Small clumping plants, eg. Blue Fescue and Mondo Grass.

Self-seeding plants, eg. Alyssum, Heart’s ease (Viola tricolour), Forget-me-nots, Love in the Mist.

Low spreading conifers – best suited to larger spaces; they may need trimming to stop them covering the paving.



It is often difficult to grow a lawn under trees – it’s simply too shady and dry for grass to grow under the tree canopy. Paving can be an excellent alternative, providing a clean, firm surface that can be used as a shady outdoor play area or for sitting and relaxing in a favourite garden chair.

When paving around trees, it is important to keep root damage to a minimum. If you can’t pave right up to the tree without cutting through major roots or if you think the roots will lift the paving, cover the area at the foot of the tree with gravel or bark mulch. The pavers can be positioned one or two metres beyond this.

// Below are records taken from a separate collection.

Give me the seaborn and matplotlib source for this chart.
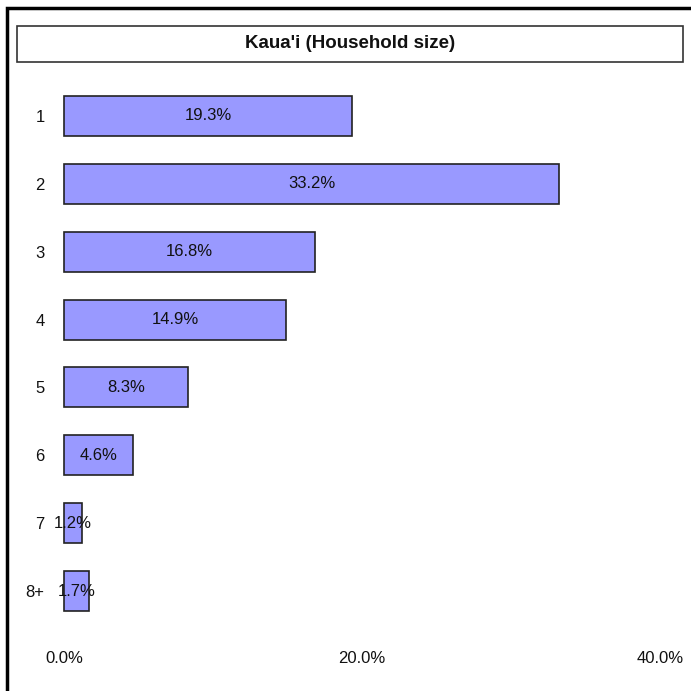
import matplotlib
matplotlib.use("Agg")
import matplotlib.pyplot as plt
import seaborn as sns
import pandas as pd
from matplotlib.patches import Rectangle

categories = ["1", "2", "3", "4", "5", "6", "7", "8+"]
values = [19.3, 33.2, 16.8, 14.9, 8.3, 4.6, 1.2, 1.7]
tick_values = [0, 20, 40]
tick_labels = ["0.0%", "20.0%", "40.0%"]
title = "Kaua'i (Household size)"

sns.set_theme(style="white")
plt.rcParams['font.family'] = ['Liberation Sans', 'DejaVu Sans']

W = H = 691
fig = plt.figure(figsize=(6.91, 6.91), dpi=100)
ax = fig.add_axes([64 / W, 1 - 625 / H, (W - 64) / W, (625 - 82) / H])

df = pd.DataFrame({"cat": categories, "val": values})
sns.barplot(data=df, x="val", y="cat", orient="h", color="#9999FF",
            saturation=1, width=0.59, edgecolor="#222222", linewidth=1.2, ax=ax)
for p in ax.patches:
    p.set_clip_on(False)

for i, v in enumerate(values):
    ax.text(v / 2, i, f"{v:.1f}%", ha="center", va="center", fontsize=12, color="#111111")

ax.set_xlim(0, 42.05)
ax.set_ylim(7.5, -0.5)
ax.set_xticks(tick_values)
ax.set_xticklabels(tick_labels)
ax.set_xlabel("")
ax.set_ylabel("")
ax.tick_params(axis="x", length=0, pad=19, labelsize=12, labelcolor="#111111")
ax.tick_params(axis="y", length=0, pad=14, labelsize=12, labelcolor="#111111")
for s in ax.spines.values():
    s.set_visible(False)
ax.grid(False)

# outer frame
fig.patches.append(Rectangle((7 / W, -0.1), 1.2, 1 - 8 / H + 0.1, transform=fig.transFigure,
                             fill=False, edgecolor="black", linewidth=2.5))
# title box
fig.patches.append(Rectangle((17 / W, 1 - 62 / H), (683 - 17) / W, 36 / H, transform=fig.transFigure,
                             fill=False, edgecolor="#333333", linewidth=1.2))
fig.text(350 / W, 1 - 44 / H, title, ha="center", va="center", fontsize=13.5,
         fontweight="bold", color="#111111")

fig.savefig("out.png", dpi=100)
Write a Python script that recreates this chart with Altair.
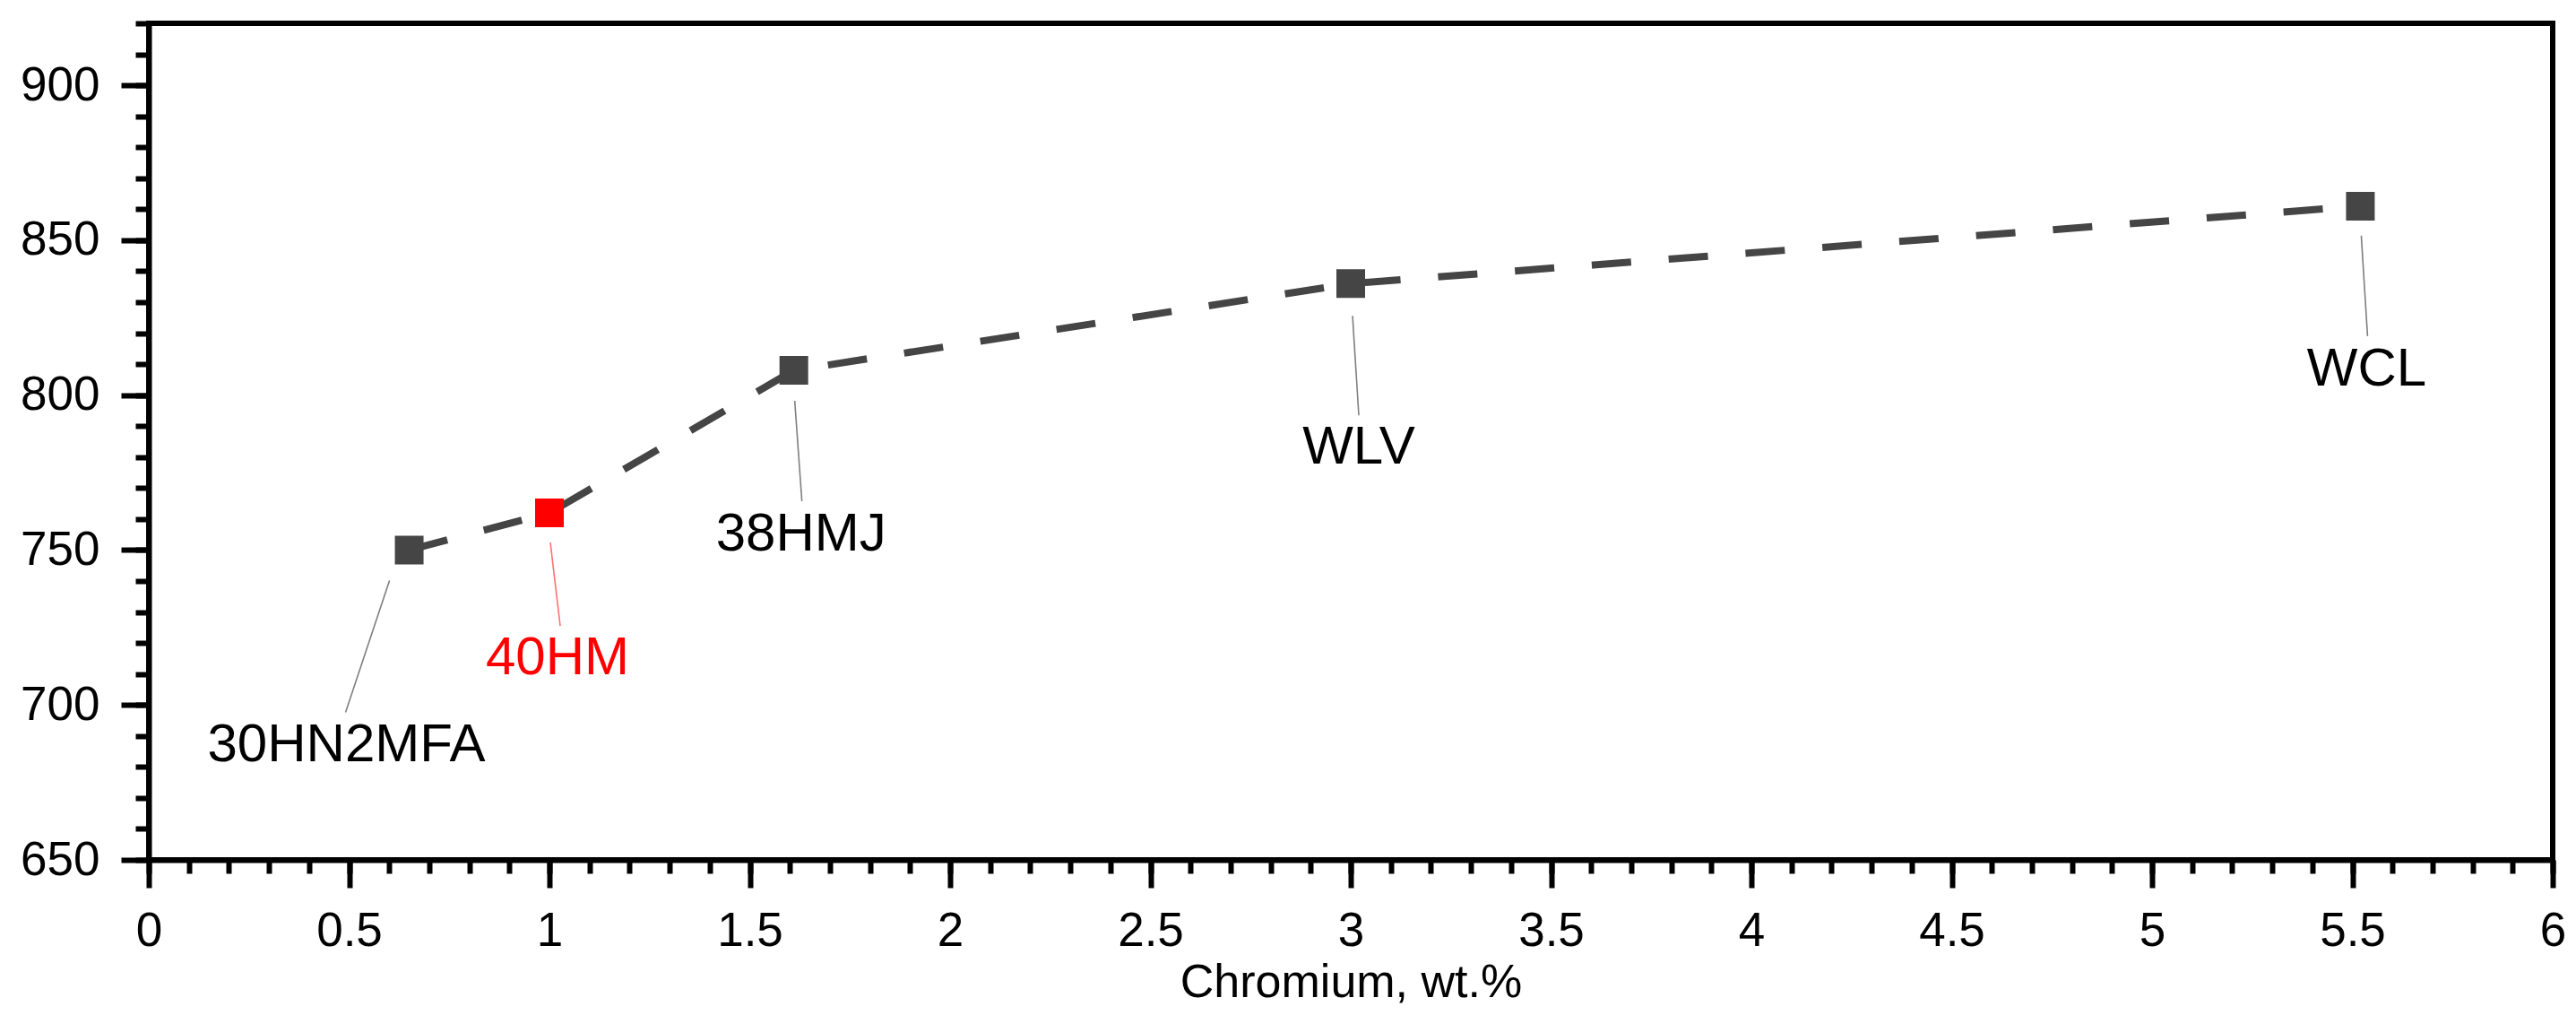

Avoid building the soil up around the trunk to create a level surface for the paving. Soil around the trunk will rot the bark and may prevent oxygen reaching the roots that are buried below the newly added soil.

Also remember that paving will prevent water reaching the roots under the paving. One or more deep watering tubes can be incorporated into the paving to overcome this problem.

Some varieties of trees and shrubs drop berries that can permanently stain unsealed paving, particularly terracotta and pale concrete. Varieties to watch are Fatsia japonica, some palms, cotoneasters and blackberries.


If you decide to include steps or a retaining wall in a paved area, plants can still be included. Incorporate planter boxes in to the step, or disguise the change in level with cascading plants.

You can also make a feature of changes in level by creating a sunken garden bed in the middle of the paved area.